***** GIVEN MATERIAL

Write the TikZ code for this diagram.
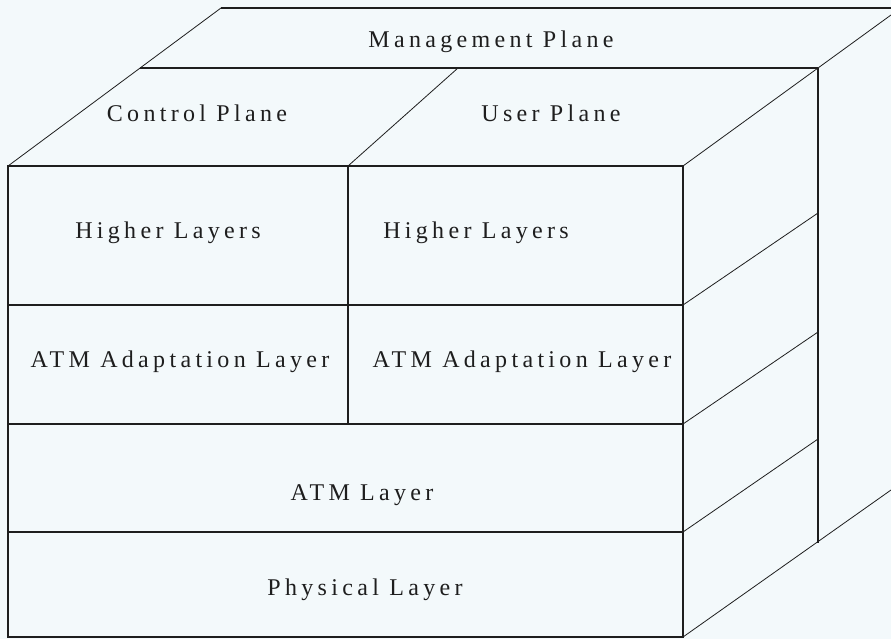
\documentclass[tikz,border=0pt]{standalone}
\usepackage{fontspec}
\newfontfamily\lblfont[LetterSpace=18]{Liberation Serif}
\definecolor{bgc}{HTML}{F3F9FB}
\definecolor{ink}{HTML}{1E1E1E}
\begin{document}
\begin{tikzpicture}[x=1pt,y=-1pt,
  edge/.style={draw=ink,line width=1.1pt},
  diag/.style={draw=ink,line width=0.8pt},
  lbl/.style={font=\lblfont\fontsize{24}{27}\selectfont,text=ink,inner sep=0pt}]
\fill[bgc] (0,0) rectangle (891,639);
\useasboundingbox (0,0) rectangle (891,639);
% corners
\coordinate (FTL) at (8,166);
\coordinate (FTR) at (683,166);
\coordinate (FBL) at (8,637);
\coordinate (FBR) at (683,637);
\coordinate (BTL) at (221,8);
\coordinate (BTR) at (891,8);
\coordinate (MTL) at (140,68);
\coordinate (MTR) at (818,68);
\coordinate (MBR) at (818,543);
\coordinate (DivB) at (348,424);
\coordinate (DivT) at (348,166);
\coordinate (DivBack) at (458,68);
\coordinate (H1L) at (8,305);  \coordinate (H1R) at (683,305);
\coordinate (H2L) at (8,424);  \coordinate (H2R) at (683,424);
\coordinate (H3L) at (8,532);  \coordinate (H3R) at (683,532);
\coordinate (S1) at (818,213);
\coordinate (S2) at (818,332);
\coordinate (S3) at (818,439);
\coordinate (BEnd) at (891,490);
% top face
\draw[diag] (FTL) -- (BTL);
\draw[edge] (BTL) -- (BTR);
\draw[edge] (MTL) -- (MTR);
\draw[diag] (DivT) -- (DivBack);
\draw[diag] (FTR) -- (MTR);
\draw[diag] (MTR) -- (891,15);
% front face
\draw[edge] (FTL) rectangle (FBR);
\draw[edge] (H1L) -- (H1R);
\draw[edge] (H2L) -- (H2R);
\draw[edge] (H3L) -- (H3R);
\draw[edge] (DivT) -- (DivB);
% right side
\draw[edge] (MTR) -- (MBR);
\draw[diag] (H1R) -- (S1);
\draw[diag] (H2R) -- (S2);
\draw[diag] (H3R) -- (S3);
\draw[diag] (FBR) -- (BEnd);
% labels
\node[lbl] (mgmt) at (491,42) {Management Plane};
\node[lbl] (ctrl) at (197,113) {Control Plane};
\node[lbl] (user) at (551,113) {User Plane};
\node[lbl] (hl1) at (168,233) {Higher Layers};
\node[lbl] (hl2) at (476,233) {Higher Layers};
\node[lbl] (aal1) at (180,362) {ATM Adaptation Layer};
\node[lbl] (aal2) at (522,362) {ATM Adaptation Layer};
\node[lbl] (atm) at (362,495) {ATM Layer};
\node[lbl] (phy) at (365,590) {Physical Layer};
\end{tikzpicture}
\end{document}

**********

_GIVEN PROBLEM:_ Make an exact copy of the data above, pictures excluded.

_EXERCISE OUTPUT:_
Write the TikZ code for this diagram.
\documentclass[tikz,border=0pt]{standalone}
\usepackage{fontspec}
\newfontfamily\lblfont[LetterSpace=18]{Liberation Serif}
\definecolor{bgc}{HTML}{F3F9FB}
\definecolor{ink}{HTML}{1E1E1E}
\begin{document}
\begin{tikzpicture}[x=1pt,y=-1pt,
  edge/.style={draw=ink,line width=1.1pt},
  diag/.style={draw=ink,line width=0.8pt},
  lbl/.style={font=\lblfont\fontsize{24}{27}\selectfont,text=ink,inner sep=0pt}]
\fill[bgc] (0,0) rectangle (891,639);
\useasboundingbox (0,0) rectangle (891,639);
% corners
\coordinate (FTL) at (8,166);
\coordinate (FTR) at (683,166);
\coordinate (FBL) at (8,637);
\coordinate (FBR) at (683,637);
\coordinate (BTL) at (221,8);
\coordinate (BTR) at (891,8);
\coordinate (MTL) at (140,68);
\coordinate (MTR) at (818,68);
\coordinate (MBR) at (818,543);
\coordinate (DivB) at (348,424);
\coordinate (DivT) at (348,166);
\coordinate (DivBack) at (458,68);
\coordinate (H1L) at (8,305);  \coordinate (H1R) at (683,305);
\coordinate (H2L) at (8,424);  \coordinate (H2R) at (683,424);
\coordinate (H3L) at (8,532);  \coordinate (H3R) at (683,532);
\coordinate (S1) at (818,213);
\coordinate (S2) at (818,332);
\coordinate (S3) at (818,439);
\coordinate (BEnd) at (891,490);
% top face
\draw[diag] (FTL) -- (BTL);
\draw[edge] (BTL) -- (BTR);
\draw[edge] (MTL) -- (MTR);
\draw[diag] (DivT) -- (DivBack);
\draw[diag] (FTR) -- (MTR);
\draw[diag] (MTR) -- (891,15);
% front face
\draw[edge] (FTL) rectangle (FBR);
\draw[edge] (H1L) -- (H1R);
\draw[edge] (H2L) -- (H2R);
\draw[edge] (H3L) -- (H3R);
\draw[edge] (DivT) -- (DivB);
% right side
\draw[edge] (MTR) -- (MBR);
\draw[diag] (H1R) -- (S1);
\draw[diag] (H2R) -- (S2);
\draw[diag] (H3R) -- (S3);
\draw[diag] (FBR) -- (BEnd);
% labels
\node[lbl] (mgmt) at (491,42) {Management Plane};
\node[lbl] (ctrl) at (197,113) {Control Plane};
\node[lbl] (user) at (551,113) {User Plane};
\node[lbl] (hl1) at (168,233) {Higher Layers};
\node[lbl] (hl2) at (476,233) {Higher Layers};
\node[lbl] (aal1) at (180,362) {ATM Adaptation Layer};
\node[lbl] (aal2) at (522,362) {ATM Adaptation Layer};
\node[lbl] (atm) at (362,495) {ATM Layer};
\node[lbl] (phy) at (365,590) {Physical Layer};
\end{tikzpicture}
\end{document}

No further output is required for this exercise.